Monday, April 26, 2010

spring sibilatrix



Made my first real spring visit to Buckton on Sunday. Conditions looked very promising with SE winds and early rain. It was immediatly obvious that an arrival had taken place with each patch of bare earth containing Wheatears and the bushes holding Willow Warblers in abundance. I picked up other migrants including Whinchat, several Yellow Wagtails, four Whitethroat, two fly-over Shelduck (scarce here) and good numbers of Swallows.

The highlight came early afternoon when stood looking at the scrape from the viewing screen I caught sound of a brief trill in the sycamores just behind me. A few moments later I heard it much clearer and it had to be a Wood Warbler in partial song. Eventually i saw a movement almost at eye level and lifting the bins revealed a bird akin to a lemon sherbet sweet (thanks Jen!). The bird remained in the same place all day and was showing well mid afternoon, although proved hard to photograph.

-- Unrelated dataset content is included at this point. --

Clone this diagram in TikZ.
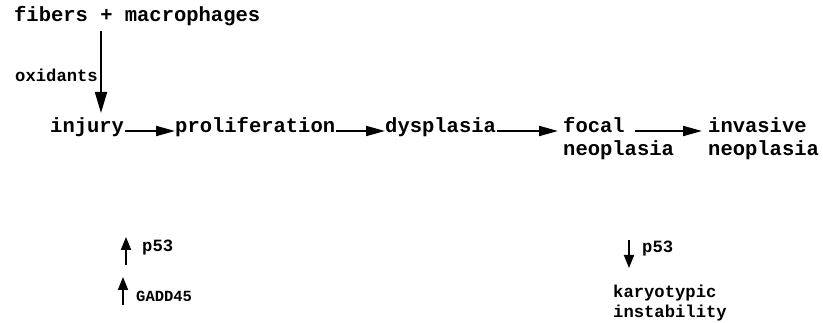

It represented the 2nd Buckton record after a late individual on September 30th 2007.

Final day totals included 35 Wheatear and 30 Willow Warbler, thoroughly enjoyable!

swallows return


The Swallows have just returned to the stables, this male was sat around in murky conditions just after dawn, the Dunlin was present on the small vegetated pool in the main dell.

Friday, April 23, 2010

Birthday boy !


Blyth had a great 1st birthday seeing all the family including Evie and Bert.

Tuesday, April 13, 2010

Ten year Kitti-wait is over!



My most common missing 'migrant' species at Broom GP finally fell today when a fine adult Kittiwake spent most of the day at the site. An Arctic Tern, the first of the year in Beds was also present for a short period of time. Not been a bad week here with Garganey, Little Gull and Hen Harrier.

Monday, April 05, 2010

De-dum !

Working landscapes


The top image shows the first of several scrapes being created at Willington GP, Bedfordshire within the sheep field. This has come about through on-going liasion with the Bedford River Valley Park staff.
The bottom image shows the main cliff top ringing site at Buckton, on-going networking at this site has resulted in the landowner recently taking up a Natural England higher level farming scheme (HLS) which protects and enhances the site for wildlife. From the ringing point of view its great that the recently ploughed wild bird cover strip will now run right up the scrub, this should boost ringing numbers.